## Dataset rows
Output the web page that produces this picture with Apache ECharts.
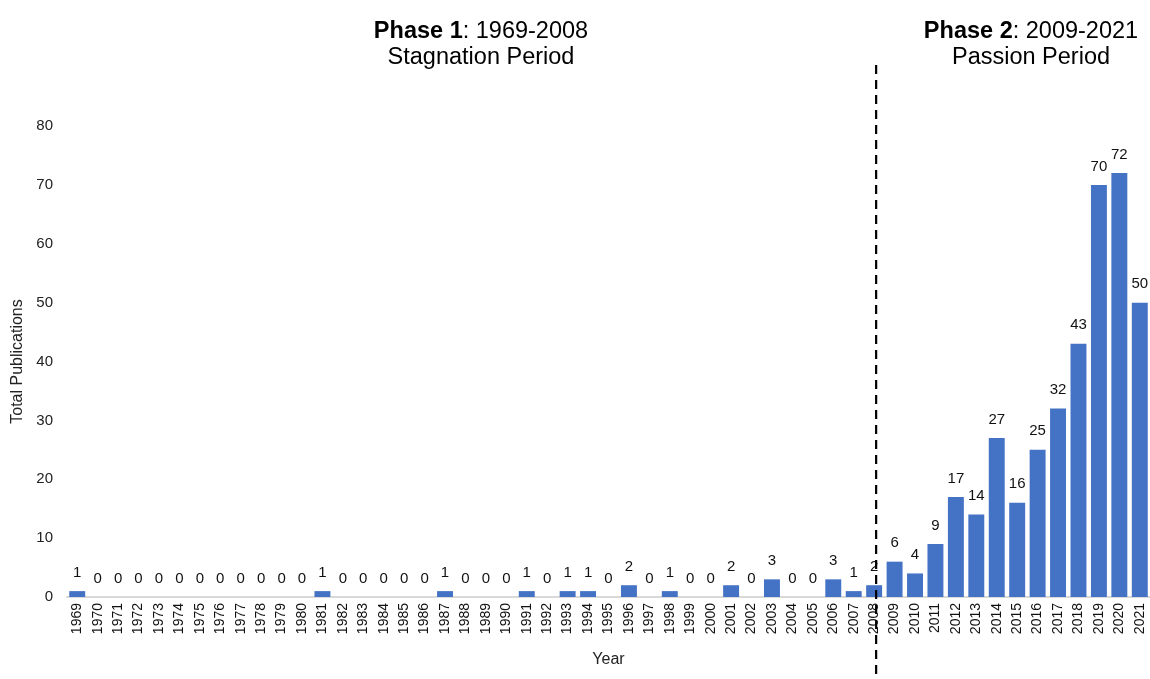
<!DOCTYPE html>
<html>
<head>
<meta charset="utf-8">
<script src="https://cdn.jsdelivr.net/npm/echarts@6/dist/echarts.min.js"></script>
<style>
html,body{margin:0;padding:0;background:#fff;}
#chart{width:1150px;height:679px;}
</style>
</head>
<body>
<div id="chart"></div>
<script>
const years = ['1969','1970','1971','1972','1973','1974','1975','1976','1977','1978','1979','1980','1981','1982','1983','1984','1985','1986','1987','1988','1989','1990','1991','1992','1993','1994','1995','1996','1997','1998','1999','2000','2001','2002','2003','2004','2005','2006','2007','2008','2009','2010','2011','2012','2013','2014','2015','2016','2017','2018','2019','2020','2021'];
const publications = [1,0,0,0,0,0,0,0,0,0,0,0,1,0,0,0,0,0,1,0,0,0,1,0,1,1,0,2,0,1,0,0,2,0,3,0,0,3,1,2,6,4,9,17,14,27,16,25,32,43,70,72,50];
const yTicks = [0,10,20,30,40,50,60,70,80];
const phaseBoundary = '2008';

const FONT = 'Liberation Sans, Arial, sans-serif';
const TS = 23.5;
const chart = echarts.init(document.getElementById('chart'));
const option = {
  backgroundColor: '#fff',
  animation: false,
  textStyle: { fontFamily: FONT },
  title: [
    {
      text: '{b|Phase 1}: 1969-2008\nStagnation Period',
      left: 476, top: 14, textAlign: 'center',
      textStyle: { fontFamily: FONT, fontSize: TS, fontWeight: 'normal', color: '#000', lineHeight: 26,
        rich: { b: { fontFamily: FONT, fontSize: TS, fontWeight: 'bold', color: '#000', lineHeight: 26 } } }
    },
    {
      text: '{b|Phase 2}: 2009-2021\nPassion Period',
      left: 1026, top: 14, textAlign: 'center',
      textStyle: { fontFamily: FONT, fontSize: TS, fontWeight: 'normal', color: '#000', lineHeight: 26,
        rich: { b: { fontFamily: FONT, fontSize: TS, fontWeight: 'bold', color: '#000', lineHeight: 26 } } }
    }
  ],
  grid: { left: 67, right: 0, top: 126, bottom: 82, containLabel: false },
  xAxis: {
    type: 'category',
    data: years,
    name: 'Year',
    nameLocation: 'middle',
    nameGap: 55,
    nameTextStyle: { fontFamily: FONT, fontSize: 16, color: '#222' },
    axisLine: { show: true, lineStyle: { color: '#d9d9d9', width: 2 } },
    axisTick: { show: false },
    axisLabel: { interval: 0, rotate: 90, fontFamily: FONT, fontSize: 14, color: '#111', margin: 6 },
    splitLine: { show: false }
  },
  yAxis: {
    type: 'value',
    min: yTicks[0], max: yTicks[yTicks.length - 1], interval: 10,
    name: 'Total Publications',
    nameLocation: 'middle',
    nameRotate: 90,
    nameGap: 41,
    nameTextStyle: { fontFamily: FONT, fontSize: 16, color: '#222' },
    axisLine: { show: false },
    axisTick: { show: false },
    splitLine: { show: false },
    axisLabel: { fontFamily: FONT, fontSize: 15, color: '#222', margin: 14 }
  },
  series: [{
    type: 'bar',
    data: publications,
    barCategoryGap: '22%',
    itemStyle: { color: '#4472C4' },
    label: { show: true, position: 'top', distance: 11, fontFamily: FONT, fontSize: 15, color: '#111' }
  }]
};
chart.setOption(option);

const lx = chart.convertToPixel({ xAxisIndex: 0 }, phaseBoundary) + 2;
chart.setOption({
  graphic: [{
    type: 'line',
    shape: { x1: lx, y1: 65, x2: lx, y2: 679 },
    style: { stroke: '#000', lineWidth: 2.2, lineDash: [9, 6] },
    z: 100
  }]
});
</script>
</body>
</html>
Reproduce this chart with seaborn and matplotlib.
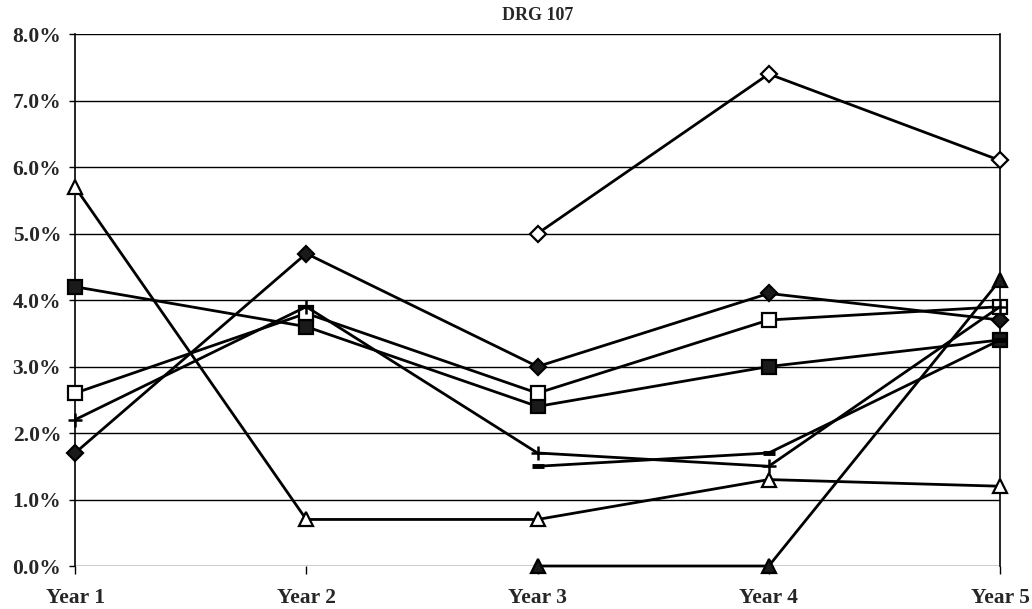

## Task to complete
Quote in full the listing given above; the images are to be left out.

## Task answer
Output the web page that produces this picture with Apache ECharts.
<!DOCTYPE html>
<html>
<head>
<meta charset="utf-8">
<script src="https://cdn.jsdelivr.net/npm/echarts@6/dist/echarts.min.js"></script>
<style>
html,body{margin:0;padding:0;background:#fff;}
#chart{width:1150px;height:679px;}
</style>
</head>
<body>
<div id="chart"></div>
<script>
const years = ['1969','1970','1971','1972','1973','1974','1975','1976','1977','1978','1979','1980','1981','1982','1983','1984','1985','1986','1987','1988','1989','1990','1991','1992','1993','1994','1995','1996','1997','1998','1999','2000','2001','2002','2003','2004','2005','2006','2007','2008','2009','2010','2011','2012','2013','2014','2015','2016','2017','2018','2019','2020','2021'];
const publications = [1,0,0,0,0,0,0,0,0,0,0,0,1,0,0,0,0,0,1,0,0,0,1,0,1,1,0,2,0,1,0,0,2,0,3,0,0,3,1,2,6,4,9,17,14,27,16,25,32,43,70,72,50];
const yTicks = [0,10,20,30,40,50,60,70,80];
const phaseBoundary = '2008';

const FONT = 'Liberation Sans, Arial, sans-serif';
const TS = 23.5;
const chart = echarts.init(document.getElementById('chart'));
const option = {
  backgroundColor: '#fff',
  animation: false,
  textStyle: { fontFamily: FONT },
  title: [
    {
      text: '{b|Phase 1}: 1969-2008\nStagnation Period',
      left: 476, top: 14, textAlign: 'center',
      textStyle: { fontFamily: FONT, fontSize: TS, fontWeight: 'normal', color: '#000', lineHeight: 26,
        rich: { b: { fontFamily: FONT, fontSize: TS, fontWeight: 'bold', color: '#000', lineHeight: 26 } } }
    },
    {
      text: '{b|Phase 2}: 2009-2021\nPassion Period',
      left: 1026, top: 14, textAlign: 'center',
      textStyle: { fontFamily: FONT, fontSize: TS, fontWeight: 'normal', color: '#000', lineHeight: 26,
        rich: { b: { fontFamily: FONT, fontSize: TS, fontWeight: 'bold', color: '#000', lineHeight: 26 } } }
    }
  ],
  grid: { left: 67, right: 0, top: 126, bottom: 82, containLabel: false },
  xAxis: {
    type: 'category',
    data: years,
    name: 'Year',
    nameLocation: 'middle',
    nameGap: 55,
    nameTextStyle: { fontFamily: FONT, fontSize: 16, color: '#222' },
    axisLine: { show: true, lineStyle: { color: '#d9d9d9', width: 2 } },
    axisTick: { show: false },
    axisLabel: { interval: 0, rotate: 90, fontFamily: FONT, fontSize: 14, color: '#111', margin: 6 },
    splitLine: { show: false }
  },
  yAxis: {
    type: 'value',
    min: yTicks[0], max: yTicks[yTicks.length - 1], interval: 10,
    name: 'Total Publications',
    nameLocation: 'middle',
    nameRotate: 90,
    nameGap: 41,
    nameTextStyle: { fontFamily: FONT, fontSize: 16, color: '#222' },
    axisLine: { show: false },
    axisTick: { show: false },
    splitLine: { show: false },
    axisLabel: { fontFamily: FONT, fontSize: 15, color: '#222', margin: 14 }
  },
  series: [{
    type: 'bar',
    data: publications,
    barCategoryGap: '22%',
    itemStyle: { color: '#4472C4' },
    label: { show: true, position: 'top', distance: 11, fontFamily: FONT, fontSize: 15, color: '#111' }
  }]
};
chart.setOption(option);

const lx = chart.convertToPixel({ xAxisIndex: 0 }, phaseBoundary) + 2;
chart.setOption({
  graphic: [{
    type: 'line',
    shape: { x1: lx, y1: 65, x2: lx, y2: 679 },
    style: { stroke: '#000', lineWidth: 2.2, lineDash: [9, 6] },
    z: 100
  }]
});
</script>
</body>
</html>
Reproduce this chart with seaborn and matplotlib.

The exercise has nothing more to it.